The 49ers play in Levi’s Stadium in the city of Santa Clara, about 35 miles (56.33 kilometers) south of San Francisco. Santa Clara County is broadly considered home to Silicon Valley.
The city of Santa Clara owns the stadium and leases it to the team; fighting between the two groups has led to ethics complaints, legal disputes and years of bad blood.
Al Guido, the team’s president, and Larry MacNeil, the former CFO who worked extensively on the team’s stadium project, were named in the indictment as witnesses who spoke to the criminal grand jury for Becker’s indictment.
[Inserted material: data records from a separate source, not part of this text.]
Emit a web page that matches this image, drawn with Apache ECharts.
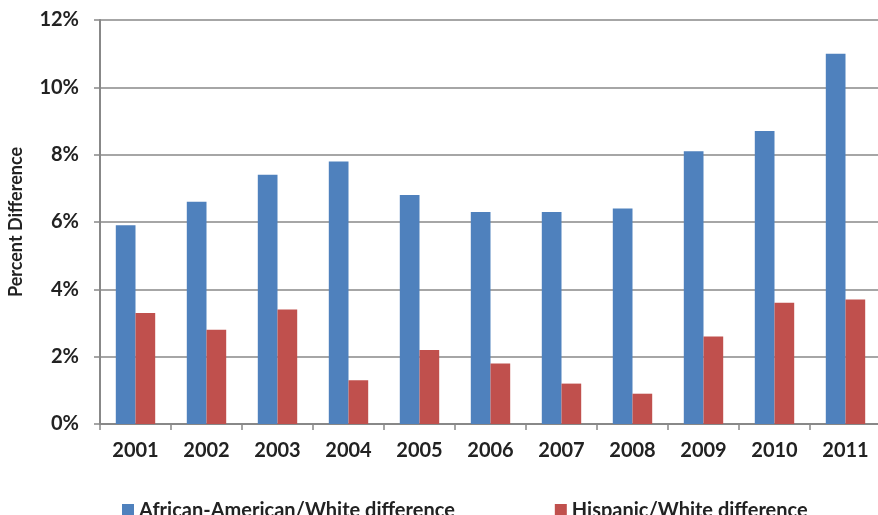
<!DOCTYPE html>
<html>
<head>
<meta charset="utf-8">
<script src="https://cdn.jsdelivr.net/npm/echarts@6/dist/echarts.min.js"></script>
<style>
html,body{margin:0;padding:0;background:#fff;}
#chart{width:878px;height:515px;}
</style>
</head>
<body>
<div id="chart"></div>
<script>
// Years on the category axis
const years = ['2001','2002','2003','2004','2005','2006','2007','2008','2009','2010','2011'];
// Percent differences by year
const africanAmericanWhite = [5.9, 6.6, 7.4, 7.8, 6.8, 6.3, 6.3, 6.4, 8.1, 8.7, 11.0];
const hispanicWhite = [3.3, 2.8, 3.4, 1.3, 2.2, 1.8, 1.2, 0.9, 2.6, 3.6, 3.7];
const seriesNames = ['African-American/White difference', 'Hispanic/White difference'];

const font = 'Lato, "Open Sans", sans-serif';
const chart = echarts.init(document.getElementById('chart'));
chart.setOption({
  animation: false,
  textStyle: { fontFamily: font },
  grid: { left: 100, right: -3, top: 20, bottom: 91, containLabel: false, outerBoundsMode: 'none' },
  legend: {
    left: 117, top: 496,
    itemWidth: 12, itemHeight: 14, itemGap: 100,
    icon: 'rect',
    textStyle: { fontFamily: font, fontWeight: 'bold', fontSize: 20, color: '#222' },
    data: seriesNames
  },
  xAxis: {
    type: 'category',
    data: years,
    axisLine: { lineStyle: { color: '#888', width: 2 } },
    axisTick: { show: true, length: 6, lineStyle: { color: '#888', width: 1.5 } },
    axisLabel: { margin: 17, fontFamily: font, fontWeight: 'bold', fontSize: 20, color: '#222' }
  },
  yAxis: {
    type: 'value',
    min: 0, max: 12, interval: 2,
    name: 'Percent Difference',
    nameLocation: 'middle',
    nameGap: 75,
    nameTextStyle: { fontFamily: font, fontWeight: 'bold', fontSize: 18, color: '#222' },
    axisLine: { show: true, lineStyle: { color: '#888', width: 2 } },
    axisTick: { show: true, length: 6, lineStyle: { color: '#888', width: 1.5 } },
    splitLine: { lineStyle: { color: '#888', width: 1.5 } },
    axisLabel: { margin: 21, fontFamily: font, fontWeight: 'bold', fontSize: 20, color: '#222', formatter: '{value}%' }
  },
  series: [
    {
      name: seriesNames[0], type: 'bar', data: africanAmericanWhite,
      barGap: '0%', barCategoryGap: '44.5%',
      itemStyle: { color: '#4f81bd' }
    },
    {
      name: seriesNames[1], type: 'bar', data: hispanicWhite,
      barGap: '0%', barCategoryGap: '44.5%',
      itemStyle: { color: '#c0504d' }
    }
  ]
});
</script>
</body>
</html>
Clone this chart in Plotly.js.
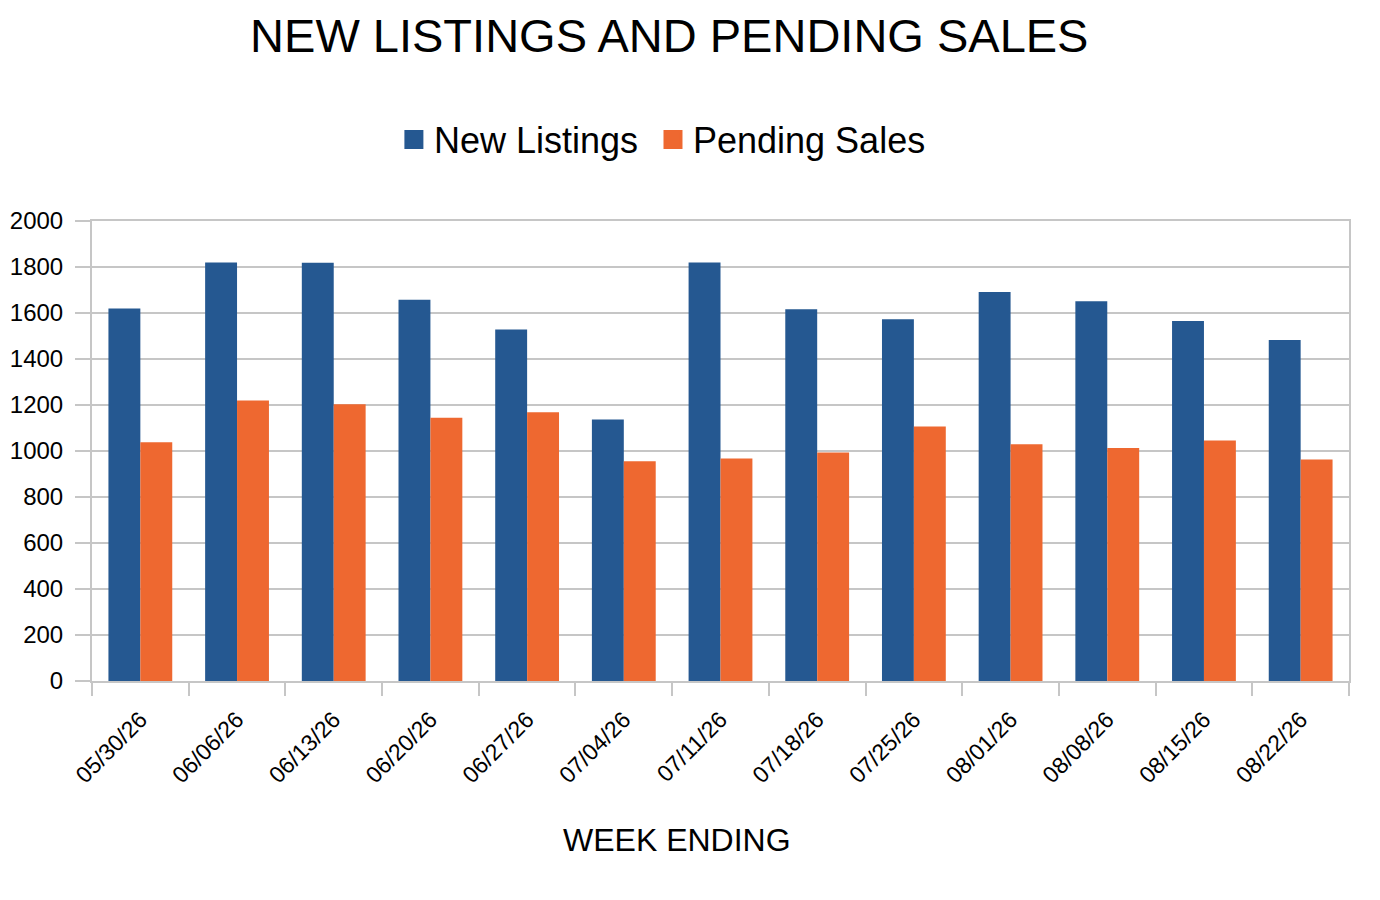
<!DOCTYPE html>
<html>
<head>
<meta charset="utf-8">
<script src="https://cdn.plot.ly/plotly-3.0.1.min.js"></script>
<style>
  html, body { margin: 0; padding: 0; background: #fff; }
  #chart { width: 1380px; height: 900px; }
</style>
</head>
<body>
<div id="chart"></div>
<script>
const weeks = ['05/30/26', '06/06/26', '06/13/26', '06/20/26', '06/27/26', '07/04/26', '07/11/26',
	'07/18/26', '07/25/26', '08/01/26', '08/08/26', '08/15/26', '08/22/26'];
const newListings = [1620, 1820, 1818, 1658, 1528, 1137, 1820, 1616, 1573, 1691, 1651, 1565, 1483];
const pendingSales = [1038, 1220, 1203, 1145, 1168, 955, 967, 994, 1106, 1029, 1013, 1046, 963];

const names = ['New Listings', 'Pending Sales'];
const colors = ['#255891', '#ee6830'];

const font = '"Liberation Sans", Arial, sans-serif';
const gray = '#c6c6c6';

let data = [];
[newListings, pendingSales].forEach((set, i) => {
	data.push({
		x: weeks,
		y: set,
		type: 'bar',
		name: names[i],
		showlegend: false,
		marker: {color: colors[i]}
	});
});
// legend entries with bigger square keys (no points drawn)
names.forEach((name, i) => {
	data.push({
		x: [null],
		y: [null],
		type: 'scatter',
		mode: 'markers',
		name: i == 0 ? name + '\u00a0' : name,
		marker: {symbol: 'square', size: 16, color: colors[i], line: {width: 3, color: colors[i]}}
	});
});

let layout = {
	width: 1380,
	height: 900,
	margin: {l: 92, r: 31, t: 221, b: 219},
	paper_bgcolor: '#fff',
	plot_bgcolor: '#fff',
	font: {family: font, color: '#000'},
	barmode: 'group',
	bargap: 0.34,
	bargroupgap: 0,
	title: {
		text: 'NEW LISTINGS AND PENDING SALES',
		font: {size: 47, color: '#000'},
		x: 0.485, xanchor: 'center',
		y: 0.961, yanchor: 'middle'
	},
	showlegend: true,
	legend: {
		orientation: 'h',
		xref: 'container', yref: 'container',
		x: 0.48, xanchor: 'center',
		y: 0.845, yanchor: 'middle',
		font: {size: 36},
		itemwidth: 30
	},
	annotations: [{
		text: 'WEEK ENDING',
		xref: 'paper', yref: 'paper',
		x: 0.465, xanchor: 'center',
		y: -0.346, yanchor: 'middle',
		showarrow: false,
		font: {size: 32}
	}],
	xaxis: {
		type: 'category',
		tickangle: -45,
		tickfont: {size: 23},
		ticks: 'outside',
		tickson: 'boundaries',
		ticklen: 13,
		tickwidth: 2,
		tickcolor: gray,
		ticklabelstandoff: 14,
		showline: true,
		linecolor: gray,
		linewidth: 2,
		mirror: true,
		showgrid: false,
		fixedrange: true
	},
	yaxis: {
		range: [0, 2000],
		dtick: 200,
		tickfont: {size: 24},
		ticks: 'outside',
		ticklen: 15,
		tickwidth: 2,
		tickcolor: gray,
		ticklabelstandoff: 7,
		showline: true,
		linecolor: gray,
		linewidth: 2,
		mirror: true,
		gridcolor: gray,
		gridwidth: 2,
		zeroline: false,
		fixedrange: true
	}
};

Plotly.newPlot('chart', data, layout, {displayModeBar: false});
</script>
</body>
</html>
“The 49ers have cooperated fully with the District Attorney’s Office in their investigation, and will continue to do so,” team spokesperson Brian Brokaw said in a statement Friday. “However, because this is an ongoing legal matter, the organization is not able to make any further comment at this time.”
Prosecutors say the team has bankrolled Becker’s political career by spending $3.2 million through independent expenditure committees for his 2020 city council race, which he won, as well as his unsuccessful 2022 mayoral bid.
The “Unsportsmanlike Conduct” report alleged that Becker and four other councilmembers regularly voted “in a manner that is favorable to the 49ers” and would routinely meet with the team’s lobbyists but not disclose what was discussed.
Becker faces a felony charge of perjury under oath, as well as a misdemeanor charge of willful failure to perform duty. He is scheduled to be arraigned Monday.
Becker did not immediately respond to requests for comment Friday, and it was not clear whether he had an attorney who could speak on his behalf.
“Councilmember Becker violated the public’s trust,” Santa Clara County District Attorney Jeff Rosen said in a statement. “That an elected official would commit perjury and lie under oath before the grand jury strikes at the very heart of our justice system and requires accountability.”
Representatives for the Santa Clara City Council did not immediately respond to a request for comment.